WRITTEN PROBLEM. Copy each line of the records that holds the string "with".

RECORDS TO PROCESS.
****
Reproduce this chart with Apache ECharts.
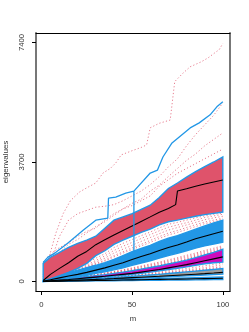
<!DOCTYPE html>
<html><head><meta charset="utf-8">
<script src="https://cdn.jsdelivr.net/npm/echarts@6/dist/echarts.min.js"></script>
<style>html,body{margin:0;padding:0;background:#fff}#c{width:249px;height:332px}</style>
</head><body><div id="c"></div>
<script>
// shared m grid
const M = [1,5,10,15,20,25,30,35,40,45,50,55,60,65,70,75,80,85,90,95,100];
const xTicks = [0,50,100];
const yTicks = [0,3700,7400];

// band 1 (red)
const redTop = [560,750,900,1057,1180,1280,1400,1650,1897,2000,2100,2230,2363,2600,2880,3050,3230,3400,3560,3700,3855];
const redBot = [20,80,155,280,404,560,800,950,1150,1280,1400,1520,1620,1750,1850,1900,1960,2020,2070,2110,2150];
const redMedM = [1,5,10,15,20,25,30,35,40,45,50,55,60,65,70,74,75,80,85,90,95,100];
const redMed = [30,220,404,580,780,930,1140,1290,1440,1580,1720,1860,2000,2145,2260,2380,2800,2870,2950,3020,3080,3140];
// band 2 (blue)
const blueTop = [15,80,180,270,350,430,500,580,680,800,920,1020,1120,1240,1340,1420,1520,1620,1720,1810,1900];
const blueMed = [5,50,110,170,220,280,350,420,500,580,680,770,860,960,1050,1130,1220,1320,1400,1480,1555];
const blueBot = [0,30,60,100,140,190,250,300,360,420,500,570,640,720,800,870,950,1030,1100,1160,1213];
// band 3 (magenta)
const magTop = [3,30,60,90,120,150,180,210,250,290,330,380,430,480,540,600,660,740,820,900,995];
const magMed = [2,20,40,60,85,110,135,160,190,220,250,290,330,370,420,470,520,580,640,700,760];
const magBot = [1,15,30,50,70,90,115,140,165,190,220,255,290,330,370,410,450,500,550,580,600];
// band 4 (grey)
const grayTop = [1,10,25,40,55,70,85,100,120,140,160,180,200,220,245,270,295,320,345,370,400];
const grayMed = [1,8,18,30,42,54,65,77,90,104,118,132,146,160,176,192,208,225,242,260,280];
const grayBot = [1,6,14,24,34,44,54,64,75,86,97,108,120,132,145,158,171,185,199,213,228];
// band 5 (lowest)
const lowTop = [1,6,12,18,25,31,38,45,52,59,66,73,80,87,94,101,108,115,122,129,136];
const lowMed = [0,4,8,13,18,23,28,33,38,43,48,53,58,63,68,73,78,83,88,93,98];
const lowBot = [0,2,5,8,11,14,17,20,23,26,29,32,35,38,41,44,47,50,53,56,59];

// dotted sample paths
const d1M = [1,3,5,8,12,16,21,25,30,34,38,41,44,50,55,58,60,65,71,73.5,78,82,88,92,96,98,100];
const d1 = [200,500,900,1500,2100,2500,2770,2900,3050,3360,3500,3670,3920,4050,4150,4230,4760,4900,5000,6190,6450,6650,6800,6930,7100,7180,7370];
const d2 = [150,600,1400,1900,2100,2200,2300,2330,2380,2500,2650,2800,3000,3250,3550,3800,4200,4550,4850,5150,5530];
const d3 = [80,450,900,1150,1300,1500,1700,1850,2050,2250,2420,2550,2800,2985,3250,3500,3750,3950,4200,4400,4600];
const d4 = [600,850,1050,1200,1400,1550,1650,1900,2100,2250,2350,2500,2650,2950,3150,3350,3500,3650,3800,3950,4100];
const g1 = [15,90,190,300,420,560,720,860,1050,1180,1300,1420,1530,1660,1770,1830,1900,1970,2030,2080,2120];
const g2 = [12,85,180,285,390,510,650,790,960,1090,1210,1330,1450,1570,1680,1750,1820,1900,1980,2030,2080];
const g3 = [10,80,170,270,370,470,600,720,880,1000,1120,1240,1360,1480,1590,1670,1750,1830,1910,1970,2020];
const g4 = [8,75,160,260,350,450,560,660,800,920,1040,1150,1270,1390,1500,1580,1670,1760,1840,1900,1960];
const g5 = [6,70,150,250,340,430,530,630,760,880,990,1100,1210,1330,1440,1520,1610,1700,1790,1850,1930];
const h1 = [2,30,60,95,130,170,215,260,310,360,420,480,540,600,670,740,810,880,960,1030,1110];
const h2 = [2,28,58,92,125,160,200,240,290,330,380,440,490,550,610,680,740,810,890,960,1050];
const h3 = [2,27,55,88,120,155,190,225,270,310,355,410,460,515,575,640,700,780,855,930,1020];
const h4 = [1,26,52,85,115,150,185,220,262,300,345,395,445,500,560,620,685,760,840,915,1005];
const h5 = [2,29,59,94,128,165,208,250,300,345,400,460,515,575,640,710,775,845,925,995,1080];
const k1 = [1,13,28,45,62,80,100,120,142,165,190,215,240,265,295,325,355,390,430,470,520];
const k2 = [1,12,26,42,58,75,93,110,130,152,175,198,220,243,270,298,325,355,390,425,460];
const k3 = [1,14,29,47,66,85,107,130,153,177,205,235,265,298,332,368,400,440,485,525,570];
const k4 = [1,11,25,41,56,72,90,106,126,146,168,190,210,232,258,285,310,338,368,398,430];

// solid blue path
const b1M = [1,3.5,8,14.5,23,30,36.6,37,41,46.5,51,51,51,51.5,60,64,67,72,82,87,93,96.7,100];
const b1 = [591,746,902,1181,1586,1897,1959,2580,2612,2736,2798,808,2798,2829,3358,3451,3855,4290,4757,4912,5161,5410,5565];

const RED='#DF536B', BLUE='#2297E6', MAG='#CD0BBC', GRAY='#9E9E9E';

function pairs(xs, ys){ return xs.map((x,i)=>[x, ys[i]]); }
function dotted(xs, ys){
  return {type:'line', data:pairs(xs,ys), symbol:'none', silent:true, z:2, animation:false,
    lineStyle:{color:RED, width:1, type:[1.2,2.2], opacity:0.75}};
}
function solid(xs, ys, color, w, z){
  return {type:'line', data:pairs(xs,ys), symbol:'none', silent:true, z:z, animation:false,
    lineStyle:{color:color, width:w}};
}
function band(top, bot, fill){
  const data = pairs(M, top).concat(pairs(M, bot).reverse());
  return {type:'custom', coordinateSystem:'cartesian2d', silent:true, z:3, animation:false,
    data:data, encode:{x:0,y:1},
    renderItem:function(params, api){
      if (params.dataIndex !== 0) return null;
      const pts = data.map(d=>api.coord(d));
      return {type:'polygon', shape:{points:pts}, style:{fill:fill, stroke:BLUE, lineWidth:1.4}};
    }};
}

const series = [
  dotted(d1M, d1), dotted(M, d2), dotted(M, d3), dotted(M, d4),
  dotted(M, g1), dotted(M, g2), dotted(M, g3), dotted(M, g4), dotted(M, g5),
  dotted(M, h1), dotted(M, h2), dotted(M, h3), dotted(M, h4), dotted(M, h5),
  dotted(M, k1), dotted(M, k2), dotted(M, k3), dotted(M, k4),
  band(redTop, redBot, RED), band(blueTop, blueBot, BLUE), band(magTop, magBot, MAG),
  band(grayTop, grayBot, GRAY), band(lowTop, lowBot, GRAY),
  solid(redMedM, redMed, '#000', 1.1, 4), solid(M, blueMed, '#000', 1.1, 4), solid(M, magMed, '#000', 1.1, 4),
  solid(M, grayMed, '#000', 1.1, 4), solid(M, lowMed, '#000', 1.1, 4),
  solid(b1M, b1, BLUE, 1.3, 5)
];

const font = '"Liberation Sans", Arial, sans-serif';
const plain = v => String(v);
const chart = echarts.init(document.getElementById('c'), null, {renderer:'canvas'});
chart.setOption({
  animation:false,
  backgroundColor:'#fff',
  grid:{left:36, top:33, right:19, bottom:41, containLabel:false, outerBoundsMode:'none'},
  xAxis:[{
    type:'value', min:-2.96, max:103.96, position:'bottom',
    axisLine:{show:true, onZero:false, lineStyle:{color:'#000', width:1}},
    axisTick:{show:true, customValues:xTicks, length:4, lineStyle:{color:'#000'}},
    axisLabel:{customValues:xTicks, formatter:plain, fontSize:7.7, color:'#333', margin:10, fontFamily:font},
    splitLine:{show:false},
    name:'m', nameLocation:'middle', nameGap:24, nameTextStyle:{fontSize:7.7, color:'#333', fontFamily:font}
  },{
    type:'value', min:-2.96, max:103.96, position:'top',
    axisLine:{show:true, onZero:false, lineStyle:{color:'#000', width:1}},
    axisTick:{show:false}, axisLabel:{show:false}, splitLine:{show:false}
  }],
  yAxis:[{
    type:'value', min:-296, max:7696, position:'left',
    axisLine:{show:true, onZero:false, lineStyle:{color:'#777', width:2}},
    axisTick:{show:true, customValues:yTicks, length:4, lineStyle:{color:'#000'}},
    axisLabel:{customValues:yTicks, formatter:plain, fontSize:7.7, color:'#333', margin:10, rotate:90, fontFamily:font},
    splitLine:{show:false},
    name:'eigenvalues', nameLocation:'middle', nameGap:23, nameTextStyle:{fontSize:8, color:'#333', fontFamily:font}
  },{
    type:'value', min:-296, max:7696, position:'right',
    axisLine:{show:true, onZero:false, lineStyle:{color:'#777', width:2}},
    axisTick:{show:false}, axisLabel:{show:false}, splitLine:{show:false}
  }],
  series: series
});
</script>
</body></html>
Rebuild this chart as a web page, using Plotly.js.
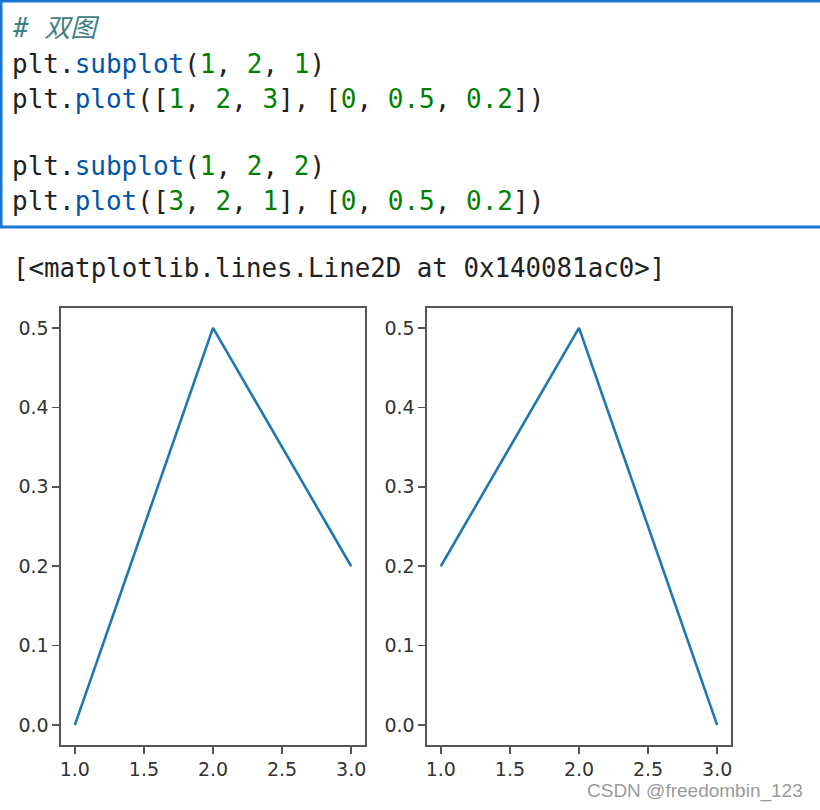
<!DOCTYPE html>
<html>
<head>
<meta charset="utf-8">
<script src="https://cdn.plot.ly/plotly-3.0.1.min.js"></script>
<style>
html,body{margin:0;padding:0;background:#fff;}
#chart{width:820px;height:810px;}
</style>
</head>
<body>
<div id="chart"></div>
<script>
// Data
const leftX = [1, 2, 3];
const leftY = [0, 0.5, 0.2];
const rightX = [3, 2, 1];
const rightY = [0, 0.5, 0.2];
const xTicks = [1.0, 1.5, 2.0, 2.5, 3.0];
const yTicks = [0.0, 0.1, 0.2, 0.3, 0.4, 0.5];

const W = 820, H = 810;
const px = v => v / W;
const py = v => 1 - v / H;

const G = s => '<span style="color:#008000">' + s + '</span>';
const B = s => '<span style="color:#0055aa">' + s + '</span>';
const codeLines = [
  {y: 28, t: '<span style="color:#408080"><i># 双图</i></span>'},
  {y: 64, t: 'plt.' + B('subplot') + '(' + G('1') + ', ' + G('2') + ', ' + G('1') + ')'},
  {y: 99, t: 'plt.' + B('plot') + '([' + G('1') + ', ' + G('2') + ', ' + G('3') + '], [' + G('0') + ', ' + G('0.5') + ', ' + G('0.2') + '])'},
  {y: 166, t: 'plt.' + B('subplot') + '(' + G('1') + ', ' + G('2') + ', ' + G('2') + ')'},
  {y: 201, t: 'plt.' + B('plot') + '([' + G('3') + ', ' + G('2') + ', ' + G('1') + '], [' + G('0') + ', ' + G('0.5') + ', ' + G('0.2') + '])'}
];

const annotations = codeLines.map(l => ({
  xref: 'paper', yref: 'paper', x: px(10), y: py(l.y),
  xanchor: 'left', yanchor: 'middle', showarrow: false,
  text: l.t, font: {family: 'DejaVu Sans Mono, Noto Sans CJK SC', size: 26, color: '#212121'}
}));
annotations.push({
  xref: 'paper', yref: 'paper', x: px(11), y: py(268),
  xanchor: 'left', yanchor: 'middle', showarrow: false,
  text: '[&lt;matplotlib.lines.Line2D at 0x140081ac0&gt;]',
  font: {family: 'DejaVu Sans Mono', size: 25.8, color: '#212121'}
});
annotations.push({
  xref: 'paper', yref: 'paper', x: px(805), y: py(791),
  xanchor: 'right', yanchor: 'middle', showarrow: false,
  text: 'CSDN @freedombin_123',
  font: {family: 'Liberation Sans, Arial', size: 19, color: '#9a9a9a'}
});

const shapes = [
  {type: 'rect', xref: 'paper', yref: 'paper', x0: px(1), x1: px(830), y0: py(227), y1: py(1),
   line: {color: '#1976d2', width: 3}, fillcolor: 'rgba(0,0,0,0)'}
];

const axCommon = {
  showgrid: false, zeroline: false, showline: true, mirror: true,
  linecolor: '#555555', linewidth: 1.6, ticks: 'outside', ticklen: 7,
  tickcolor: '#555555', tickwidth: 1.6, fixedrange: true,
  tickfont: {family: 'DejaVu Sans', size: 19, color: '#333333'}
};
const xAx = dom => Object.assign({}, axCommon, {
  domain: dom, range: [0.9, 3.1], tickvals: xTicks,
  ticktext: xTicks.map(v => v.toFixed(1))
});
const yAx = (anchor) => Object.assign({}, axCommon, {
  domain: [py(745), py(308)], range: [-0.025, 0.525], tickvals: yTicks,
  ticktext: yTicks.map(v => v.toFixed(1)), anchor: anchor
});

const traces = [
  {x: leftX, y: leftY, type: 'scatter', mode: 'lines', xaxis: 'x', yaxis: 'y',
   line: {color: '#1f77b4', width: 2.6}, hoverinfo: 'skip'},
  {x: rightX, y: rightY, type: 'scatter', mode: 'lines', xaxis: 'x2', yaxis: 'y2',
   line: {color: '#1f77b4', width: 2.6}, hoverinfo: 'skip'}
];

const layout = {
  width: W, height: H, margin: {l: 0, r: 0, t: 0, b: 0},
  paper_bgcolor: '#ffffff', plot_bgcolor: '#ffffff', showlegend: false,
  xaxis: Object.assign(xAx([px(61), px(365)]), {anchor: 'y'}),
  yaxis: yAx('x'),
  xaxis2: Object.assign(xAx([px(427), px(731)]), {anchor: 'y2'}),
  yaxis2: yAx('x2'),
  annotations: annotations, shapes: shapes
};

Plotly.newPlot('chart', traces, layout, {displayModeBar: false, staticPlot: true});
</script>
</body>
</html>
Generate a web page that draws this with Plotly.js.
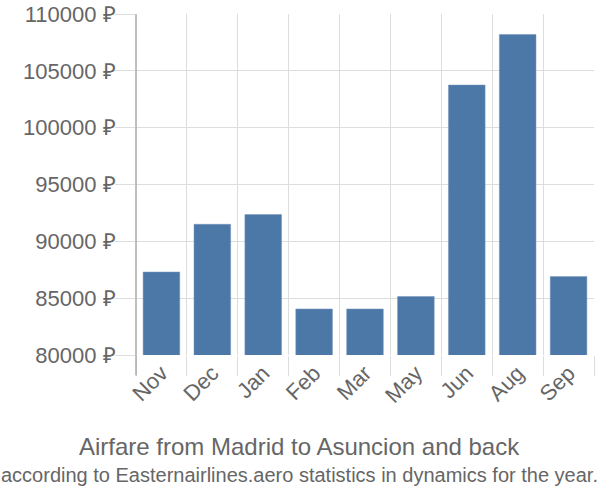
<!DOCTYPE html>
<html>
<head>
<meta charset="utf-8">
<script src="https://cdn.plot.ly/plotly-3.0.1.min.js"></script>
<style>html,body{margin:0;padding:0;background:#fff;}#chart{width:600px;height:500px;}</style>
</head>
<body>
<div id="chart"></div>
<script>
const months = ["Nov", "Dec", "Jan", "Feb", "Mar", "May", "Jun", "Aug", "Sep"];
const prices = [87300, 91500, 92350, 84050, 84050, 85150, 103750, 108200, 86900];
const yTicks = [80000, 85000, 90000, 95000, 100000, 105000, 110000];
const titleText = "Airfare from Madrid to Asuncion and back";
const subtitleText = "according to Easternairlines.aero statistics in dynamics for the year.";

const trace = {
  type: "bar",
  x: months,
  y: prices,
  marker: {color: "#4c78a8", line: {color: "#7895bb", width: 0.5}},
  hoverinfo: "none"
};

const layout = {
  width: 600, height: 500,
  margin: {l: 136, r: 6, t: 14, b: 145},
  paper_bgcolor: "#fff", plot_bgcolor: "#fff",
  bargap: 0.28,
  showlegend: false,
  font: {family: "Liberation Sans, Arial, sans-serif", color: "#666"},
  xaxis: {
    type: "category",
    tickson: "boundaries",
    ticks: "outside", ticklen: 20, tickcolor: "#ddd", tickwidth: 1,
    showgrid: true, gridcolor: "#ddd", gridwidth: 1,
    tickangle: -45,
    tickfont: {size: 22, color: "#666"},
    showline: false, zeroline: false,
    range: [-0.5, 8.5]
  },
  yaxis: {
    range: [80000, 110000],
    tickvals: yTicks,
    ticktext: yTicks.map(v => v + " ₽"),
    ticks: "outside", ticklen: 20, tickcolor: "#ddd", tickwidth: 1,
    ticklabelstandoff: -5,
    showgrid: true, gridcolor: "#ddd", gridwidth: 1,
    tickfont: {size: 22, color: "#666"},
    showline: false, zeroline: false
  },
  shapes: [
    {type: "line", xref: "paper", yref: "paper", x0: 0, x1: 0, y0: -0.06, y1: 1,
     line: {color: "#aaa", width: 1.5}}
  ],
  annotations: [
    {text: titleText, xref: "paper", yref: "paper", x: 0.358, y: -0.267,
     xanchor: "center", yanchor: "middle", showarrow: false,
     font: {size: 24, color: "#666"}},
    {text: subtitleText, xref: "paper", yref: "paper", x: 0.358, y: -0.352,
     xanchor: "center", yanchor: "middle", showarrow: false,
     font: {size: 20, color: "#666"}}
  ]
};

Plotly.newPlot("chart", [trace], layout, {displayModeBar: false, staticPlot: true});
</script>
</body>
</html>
****
REPLY.
Reproduce this chart with Apache ECharts.
Generate a web page that draws this with Plotly.js.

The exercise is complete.